Breeding the Deepwater Fairy Wrasse (Cirrhilabrus bathyphilus)
Cirrhilabrus bathyphilus is a true deepwater Coral Sea fairy wrasse. As a protogynous, open-water spawner from depths well beyond reef-collecting norms, it is not bred by hobbyists; this guide covers the biology.
Overview
Cirrhilabrus bathyphilus (Randall & Nagareda, 2002) is a deepwater fairy wrasse of the family Labridae from the Coral Sea in the Western Pacific, known from Holmes Reef and Chesterfield Bank at depths of about 60 to 217 m (FishBase). It reaches around 7.6 cm standard length and is a benthic, reef-associated species. Its reproduction follows the genus pattern of sex change, courtship display and open-water spawning.
Sexing
The species is a protogynous sequential hermaphrodite: all individuals begin as females and the dominant female of a group later becomes a functional male (Reef Builders). Terminal males are larger and more strongly coloured than females and juveniles. Reliable sexing therefore depends on the terminal male phase rather than on inspecting individual subadults.
Conditioning
As a deepwater zooplankton feeder, the species would only reach breeding condition on regular small feedings of meaty marine foods. No captive conditioning protocol exists because the fish is not propagated in aquaria; the genus is most reproductively active when well fed within a stable, mature marine system, and its deepwater origin makes even routine care demanding.
Breeding Setup
Natural reproduction occurs in haremic groups led by a single terminal male. No documented home setup produces fry, because eggs broadcast into the water column are normally lost to filtration or predation before collection. The deepwater habitat means specimens require careful decompression and acclimation on collection, compounding the difficulty of any breeding attempt.

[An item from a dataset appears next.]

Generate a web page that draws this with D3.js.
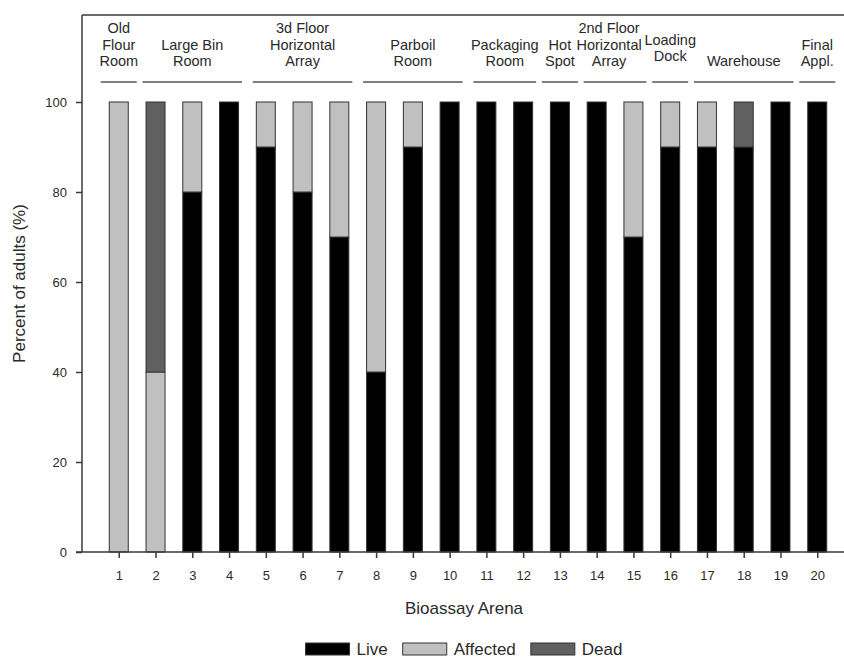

Spawning Behavior & Trigger
Spawning is preceded by a nuptial display in which the male intensifies his colours, often flushing metallic blue or white across the fins, flares all fins and swims in rapid bursts to court females and ward off rivals; the heightened colour holds only seconds before fading (Reef Builders). The act itself is a quick paired ascent into open water, typically around dusk, with eggs and milt released together.
Egg & Fry Care
The eggs are buoyant and pelagic, given no parental care, and they hatch into tiny planktonic larvae that feed on minute zooplankton. Rearing such larvae requires dense live-food cultures and managed larval tanks, which is why fairy-wrasse fry are essentially unreared by hobbyists and only sporadically produced in research programmes.
Common Challenges
The barriers are biological and practical: minute pelagic eggs lost to filtration or predation, first-feeding larvae that need foods finer than ordinary rotifers, the prerequisite of a stable male-led harem, and a deepwater origin that demands careful collection and acclimation. The species therefore stays a wild-collected reef fish, with a realistic aquarium goal of a healthy display group rather than reproduction.